L'OFEV offre certains éléments de réponse à ce sujet: «L'additionnalité de la réduction des émissions est un élément important des accords bilatéraux. Avant toute autorisation, l'OFEV vérifie avec l'autorité environnementale du pays hôte si ce dernier aurait mis en œuvre un projet de son propre chef afin d'atteindre son objectif climatique dans le cadre de l'Accord de Paris.»
L'office ajoute qu'il vérifie également que les projets n'auraient pas vu le jour sans la vente de certificats. Ce n'est que si un projet n'aurait pas été réalisé sans la vente de réductions d'émissions qu'il est autorisé, a-t-il ajouté. «Du point de vue de l'OFEV, c'est le cas pour le projet de bus électrique à Bangkok.»
Les compensations à l'étranger sont-elles problématiques?
Les points de vue divergent à ce sujet. Les partis de droite et les associations souhaitent plutôt se concentrer sur les compensations à l'étranger. Le climat ne pense pas en termes de frontières nationales, et il faudrait investir là où le franc a le plus d'impact, argumentent-ils.
L'OFEV affirme qu'avec les accords bilatéraux, la Suisse soutient également les pays partenaires dans la mise en place de leurs stratégies et que les activités sont donc utiles pour eux aussi. Delia Berner d'Alliance Sud, la communauté de travail d'organisations comme Swissaid, Heks, Caritas entre autres, est plus critique: «La Suisse aurait les possibilités technologiques et financières de réduire elle-même ses émissions. Il n'est pas acceptable qu'en Suisse, nous ne soyons pas prêts à en faire plus, et que nous payions à la place pour que les pauvres des pays pauvres changent de comportement.»

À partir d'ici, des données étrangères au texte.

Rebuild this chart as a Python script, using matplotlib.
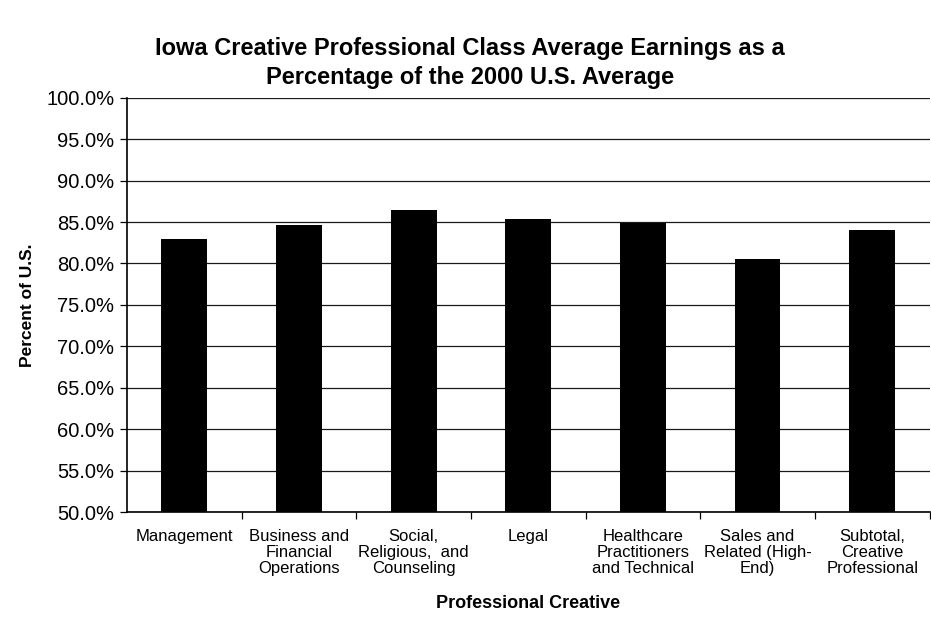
import matplotlib.pyplot as plt
from matplotlib.ticker import FuncFormatter, MultipleLocator

plt.rcParams['font.family'] = ['Liberation Sans', 'DejaVu Sans']

categories = [
    'Management',
    'Business and\nFinancial\nOperations',
    'Social,\nReligious,  and\nCounseling',
    'Legal',
    'Healthcare\nPractitioners\nand Technical',
    'Sales and\nRelated (High-\nEnd)',
    'Subtotal,\nCreative\nProfessional',
]
pct_of_us = [82.9, 84.6, 86.5, 85.4, 84.9, 80.5, 84.1]

fig = plt.figure(figsize=(9.31, 6.21), dpi=100)
ax = fig.add_axes([0.1364, 0.1755, 0.862, 0.667])

n = len(categories)
x = list(range(n))
ax.bar(x, pct_of_us, width=0.4, color='black', zorder=3)

ax.set_ylim(50, 100)
ax.set_xlim(-0.5, n - 0.5)
ax.yaxis.set_major_locator(MultipleLocator(5))
ax.yaxis.set_major_formatter(FuncFormatter(lambda v, _: f'{v:.1f}%'))
ax.grid(axis='y', color='#1a1a1a', linewidth=0.9, zorder=0)

# labels sit at the category centres, small tick marks at the boundaries
ax.set_xticks(x)
ax.set_xticklabels(categories, fontsize=12, linespacing=1.08, va='top')
ax.set_xticks([i + 0.5 for i in range(n)], minor=True)
ax.tick_params(axis='x', which='major', length=0, pad=12)
ax.tick_params(axis='x', which='minor', length=5, width=0.9, direction='out')
ax.tick_params(axis='y', labelsize=14.5, length=5, direction='out', width=0.9, pad=4)

for side in ['top', 'right']:
    ax.spines[side].set_visible(False)
ax.spines['left'].set_linewidth(1.2)
ax.spines['bottom'].set_linewidth(1.2)

ax.set_ylabel('Percent of U.S.', fontsize=12.5, fontweight='bold', labelpad=8)
ax.set_xlabel('Professional Creative', fontsize=13, fontweight='bold', labelpad=14)

fig.text(0.505, 0.94, 'Iowa Creative Professional Class Average Earnings as a\n'
         'Percentage of the 2000 U.S. Average',
         ha='center', va='top', fontsize=17, fontweight='bold', linespacing=1.3)

fig.savefig('out.png', dpi=100, facecolor='white')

Si c'est le cas, la réduction de CO₂ devrait au moins être imputée au pays concerné et non à la Suisse, argue Delia Berner. Un engagement de la Suisse à l'étranger ne peut pas remplacer la protection du climat en Suisse, ajoute-t-elle. Malgré les règles strictes pour les compensations étatiques, l'intervenante affirme qu'il faut garder un œil sur les difficultés méthodologiques et les calculs controversés. «L'utilité climatique de nombreux projets suisses est très incertaine, et on peut se demander si, dans le calendrier serré d'ici 2030, il sera possible de développer suffisamment de projets pour atteindre les objectifs.»